Encyclopedia of Anti-Revisionism On-Line

Bill Evers

Revolutionary Union Splits Over Differences In Ideology, Tactics


Published: The Stanford Daily, Volume 158, Issue 48, 4 January 1971. 
Transcription, Editing and Markup: Paul Saba
Copyright: This work is in the Public Domain under the Creative Commons Common Deed. You can freely copy, distribute and display this work; as well as make derivative and commercial works. Please credit the Encyclopedia of Anti-Revisionism On-Line as your source, include the url to this work, and note any of the transcribers, editors & proofreaders above.


Lenin told his comrades to “split, split and split again.” In the course of the last month, members of the Bay Area Revolutionary Union, (RU), a communist group which has been prominent in radical activities in the Stanford area, have followed his advice. Where once there was one RU, there now are two.

The name Revolutionary Union will be retained by the group whose most prominent member is East Bay radical Bob Avakian. A new group called “Venceremos” has been formed which will include the members of the old RU from Stanford, Palo Alto, Redwood City and some from San Francisco, San Jose, and elsewhere. Both groups will be multi-national, including both whites and non-whites as members.

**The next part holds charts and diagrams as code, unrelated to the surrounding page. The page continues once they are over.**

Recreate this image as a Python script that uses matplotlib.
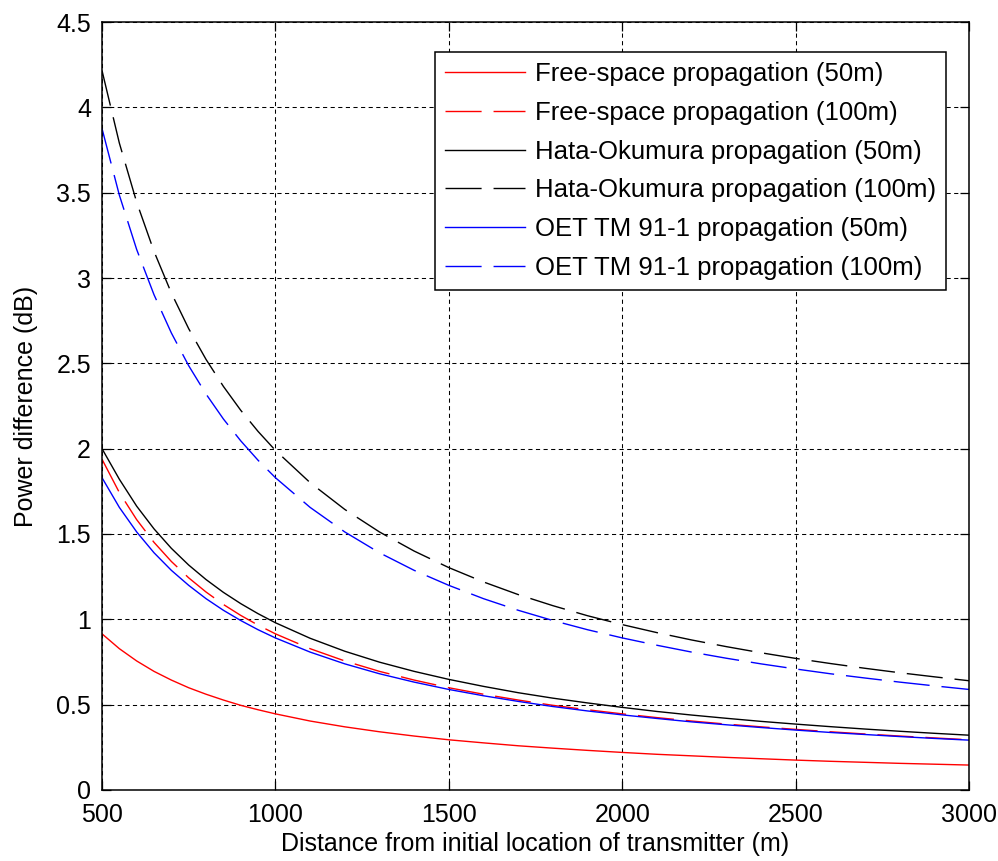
import matplotlib
matplotlib.use("Agg")
import matplotlib.pyplot as plt

plt.rcParams['font.family'] = ['Liberation Sans', 'DejaVu Sans']

distance = [500, 550, 600, 650, 700, 750, 800, 850, 900, 950, 1000,
            1100, 1200, 1300, 1400, 1500, 1600, 1700, 1800, 1900, 2000,
            2100, 2200, 2300, 2400, 2500, 2600, 2700, 2800, 2900, 3000]

free_space_50 = [0.915, 0.828, 0.756, 0.695, 0.644, 0.599, 0.561, 0.527, 0.496, 0.470, 0.446,
                 0.404, 0.370, 0.341, 0.316, 0.294, 0.276, 0.259, 0.245, 0.232, 0.220,
                 0.209, 0.200, 0.191, 0.183, 0.175, 0.168, 0.162, 0.156, 0.151, 0.146]
free_space_100 = [1.938, 1.743, 1.584, 1.451, 1.339, 1.243, 1.160, 1.087, 1.023, 0.966, 0.915,
                  0.828, 0.756, 0.695, 0.644, 0.599, 0.561, 0.527, 0.496, 0.470, 0.446,
                  0.424, 0.404, 0.386, 0.370, 0.355, 0.341, 0.328, 0.316, 0.305, 0.294]
hata_50 = [2.000, 1.821, 1.663, 1.530, 1.416, 1.318, 1.233, 1.158, 1.092, 1.033, 0.980,
           0.889, 0.813, 0.749, 0.695, 0.648, 0.607, 0.570, 0.538, 0.510, 0.484,
           0.460, 0.439, 0.420, 0.402, 0.386, 0.371, 0.357, 0.344, 0.332, 0.321]
hata_100 = [4.216, 3.791, 3.444, 3.156, 2.912, 2.703, 2.523, 2.365, 2.225, 2.101, 1.990,
            1.801, 1.644, 1.512, 1.400, 1.303, 1.219, 1.145, 1.080, 1.021, 0.969,
            0.922, 0.879, 0.840, 0.804, 0.771, 0.741, 0.713, 0.687, 0.663, 0.640]
oet_50 = [1.830, 1.656, 1.512, 1.390, 1.287, 1.199, 1.121, 1.053, 0.993, 0.939, 0.891,
          0.808, 0.739, 0.681, 0.632, 0.589, 0.552, 0.519, 0.489, 0.463, 0.440,
          0.419, 0.399, 0.382, 0.366, 0.351, 0.337, 0.325, 0.313, 0.302, 0.292]
oet_100 = [3.876, 3.486, 3.167, 2.902, 2.678, 2.486, 2.320, 2.174, 2.046, 1.932, 1.830,
           1.656, 1.512, 1.390, 1.287, 1.199, 1.121, 1.053, 0.993, 0.939, 0.891,
           0.848, 0.808, 0.772, 0.739, 0.709, 0.681, 0.656, 0.632, 0.610, 0.589]

labels = ["Free-space propagation (50m)", "Free-space propagation (100m)",
          "Hata-Okumura propagation (50m)", "Hata-Okumura propagation (100m)",
          "OET TM 91-1 propagation (50m)", "OET TM 91-1 propagation (100m)"]
x_ticks = [500, 1000, 1500, 2000, 2500, 3000]
y_ticks = [0, 0.5, 1, 1.5, 2, 2.5, 3, 3.5, 4, 4.5]
y_tick_labels = ["0", "0.5", "1", "1.5", "2", "2.5", "3", "3.5", "4", "4.5"]

fig = plt.figure(figsize=(9.98, 8.61), dpi=100)
ax = fig.add_axes([0.1022, 0.0825, 0.971 - 0.1022, 0.9744 - 0.0825])

dash = (0, (26, 8.6))
lw = 1.0
series = [(free_space_50, '#ff0000', '-'), (free_space_100, '#ff0000', dash),
          (hata_50, '#000000', '-'), (hata_100, '#000000', dash),
          (oet_50, '#0000ff', '-'), (oet_100, '#0000ff', dash)]
for (vals, col, ls), lab in zip(series, labels):
    ax.plot(distance, vals, color=col, linestyle=ls, linewidth=lw, label=lab)

ax.set_xlim(500, 3000)
ax.set_ylim(0, 4.5)
ax.set_xticks(x_ticks)
ax.set_xticklabels([str(v) for v in x_ticks])
ax.set_yticks(y_ticks)
ax.set_yticklabels(y_tick_labels)
ax.grid(True, color='black', linestyle=(0, (4, 3.3)), linewidth=0.75)
ax.set_axisbelow(True)
ax.tick_params(direction='in', length=6.5, width=0.9, top=True, right=True,
               labelsize=18, colors='black')
ax.tick_params(axis='x', pad=9.5)
ax.tick_params(axis='y', pad=8)
for sp in ax.spines.values():
    sp.set_linewidth(1.1)
    sp.set_color('black')

ax.set_xlabel("Distance from initial location of transmitter (m)", fontsize=18)
ax.set_ylabel("Power difference (dB)", fontsize=18)
ax.xaxis.set_label_coords(0.5, -(832 - 790) / 768.0)
ax.yaxis.set_label_coords((38 - 102) / 867.0, 0.5)

leg = ax.legend(loc='upper right', bbox_to_anchor=(946 / 998, 1 - 52 / 861),
                bbox_transform=fig.transFigure, fontsize=18.5, frameon=True,
                fancybox=False, edgecolor='black', framealpha=1,
                handlelength=3.1, handletextpad=0.4, labelspacing=0.58,
                borderpad=0.38, borderaxespad=0)
leg.get_frame().set_linewidth(1.1)

fig.savefig("out.png", dpi=100)
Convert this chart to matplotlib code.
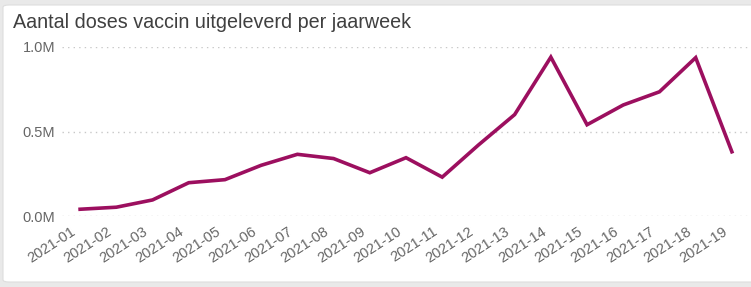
import matplotlib
matplotlib.use("Agg")
import matplotlib.pyplot as plt
from matplotlib.patches import FancyBboxPatch
from matplotlib.ticker import FuncFormatter
from matplotlib.transforms import ScaledTranslation

weeks = ["2021-01", "2021-02", "2021-03", "2021-04", "2021-05", "2021-06", "2021-07",
         "2021-08", "2021-09", "2021-10", "2021-11", "2021-12", "2021-13", "2021-14",
         "2021-15", "2021-16", "2021-17", "2021-18", "2021-19"]
doses = [40000, 52000, 95000, 197000, 215000, 300000, 365000,
         340000, 256000, 345000, 230000, 420000, 600000, 940000,
         540000, 657000, 735000, 937000, 380000]
yticks = [0, 500000, 1000000]

plt.rcParams['font.family'] = ['Liberation Sans', 'DejaVu Sans']

W, H = 751, 287
fig = plt.figure(figsize=(W / 100, H / 100), dpi=100)
fig.patch.set_facecolor('#e9e9e9')
card = FancyBboxPatch((3 / W, 5 / H), (W + 10) / W, (H - 10) / H,
                      boxstyle="round,pad=0,rounding_size=0.008",
                      transform=fig.transFigure, facecolor='white',
                      edgecolor='#dddddd', linewidth=0.8, zorder=-5)
fig.patches.append(card)

fig.text(13 / W, 1 - 22 / H, "Aantal doses vaccin uitgeleverd per jaarweek",
         fontsize=14.2, color='#404040', ha='left', va='center', zorder=5)

ax = fig.add_axes([62 / W, 1 - 216 / H, 688 / W, 169 / H], zorder=2)
ax.set_facecolor('none')
x = list(range(len(weeks)))
ax.plot(x, doses, color='#9c0f5f', linewidth=2.6, clip_on=False,
        solid_joinstyle='miter', zorder=3)
ax.set_xlim(-0.5, len(weeks) - 0.5)
ax.set_ylim(0, 1000000)
ax.set_yticks(yticks)
ax.yaxis.set_major_formatter(FuncFormatter(lambda v, p: f"{v/1e6:.1f}M"))
ax.grid(axis='y', color='#c8c8c8', linestyle=(0, (1, 3)), linewidth=1.0)
for s in ax.spines.values():
    s.set_visible(False)
ax.tick_params(axis='both', length=0, colors='#666666', labelsize=10.5)
ax.tick_params(axis='y', pad=5)
ax.set_xticks(x)
ax.set_xticklabels(weeks, rotation=33, ha='right', va='center', rotation_mode='anchor')
ax.tick_params(axis='x', pad=10)
off = ScaledTranslation(-6 / 100, 0, fig.dpi_scale_trans)
for lbl in ax.get_xticklabels():
    lbl.set_transform(lbl.get_transform() + off)

fig.savefig("out.png", dpi=100, facecolor=fig.get_facecolor())
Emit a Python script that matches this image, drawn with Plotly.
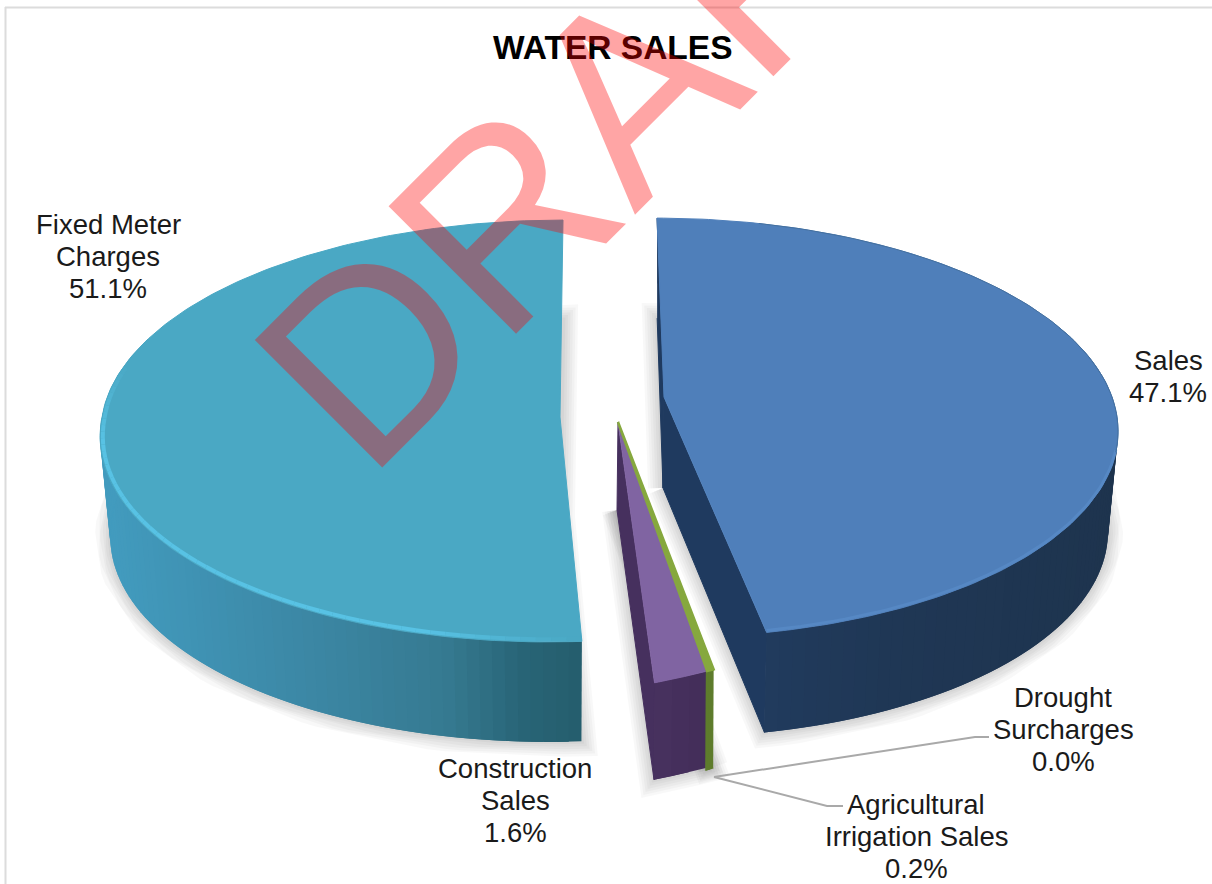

The differences between the two factions first manifested themselves in a significant way in a debate over the appropriate military strategy for a successful revolution in America. The Venceremos people drafted a position paper which argued that the political consciousness of workers and “Third World” people in America now is similar to that of the Russian proletariet at the time of the 1905 Revolution.

The Avakian group, with the support of the RU collectives in Richmond, Berkeley, and some of the RU membership in San Francisco, San Jose, and other parts of the country, wrote a reply stating that the position adopted by the Venceremos people that “armed struggle is an actuality now” is incorrect. The Venceremos group sees an intensifying urban guerrilla struggle ahead in America. The Avakian group sees the task ahead for it as the building of a mass base, which will create an insurrection.

Revolution When?

Along with these differences on the ripeness of the revolution in America come differing emphases on the condition of ethnic minorities in the U.S. Both groups say “The Black liberation struggle is both a national and a class question.” That is, they argue that blacks and other ethnic minorities are oppressed both as members of their race and as members of the working class. But the Venceremos people emphasize the racism aspect.

In the December 30 issue of the Free You, Janet Weiss of Venceremos maintains that “the majority of the top RU leadership in the Bay Area. . .is saying that if the struggle of Black people is not basically a class struggle, it is not ’correct,’ and that Black people must hold off until the majority of white Americans are ready to pick up the gun and fight for socialist revolution.”

The Avakian group is less enthusiastic in its support of the Black Panther Party and is reported to have questioned the efficacy of incidents like the Marin County courthouse shoot-out. A member of the Avakian group described the Venceremos people as viewing “black people as a nation almost in a state of total revolt.”

Black Nationalism

Members of Venceremos have charged that the Avakian group has been moving away from full support of the right of the black nation to self-determination. This refers to the blacks’ right of free secession to form their own independent government. One member of Venceremos maintains that a member of the Avakian group has questioned “the economic feasibility of a black nation.”

In the heat of the dispute, charges of one faction against the other emerged which were not directly related to the original question of military strategy. People in the Avakian group reminded Bruce Franklin of Venceremos of his old job with the Strategic Air Command; Venceremos people pointed out that their group had more women in positions of leadership than the Avakian group did.

Charges and counter-charges arose about the disciplining and purging of an RU collective in San Francisco and of an RU journalist in San Jose. Also, a good deal of antagonism was generated by a decision of the RU leadership (Avakian group) to make Roxanne Dunbar, a nationally prominant figure in the Women’s Liberation movement, a secret rather than an open member of the RU. She had been recruited for the RU by the Venceremos faction in Cuba and had intended to go on a recruiting drive in the South to bring collectives into the RU.

A Stanford radical who was with the Worker-Student Alliance and the Progressive Labor Party last year described the split in the RU as a left-right split with the Venceremos people on the right-wing. He considers the Avakian group to have a greater working class orientation. A member of the New Left Project commented that “anti-authoritarian theory leads one to expect that centralized parties will split. It’s now two, three, many vanguards.”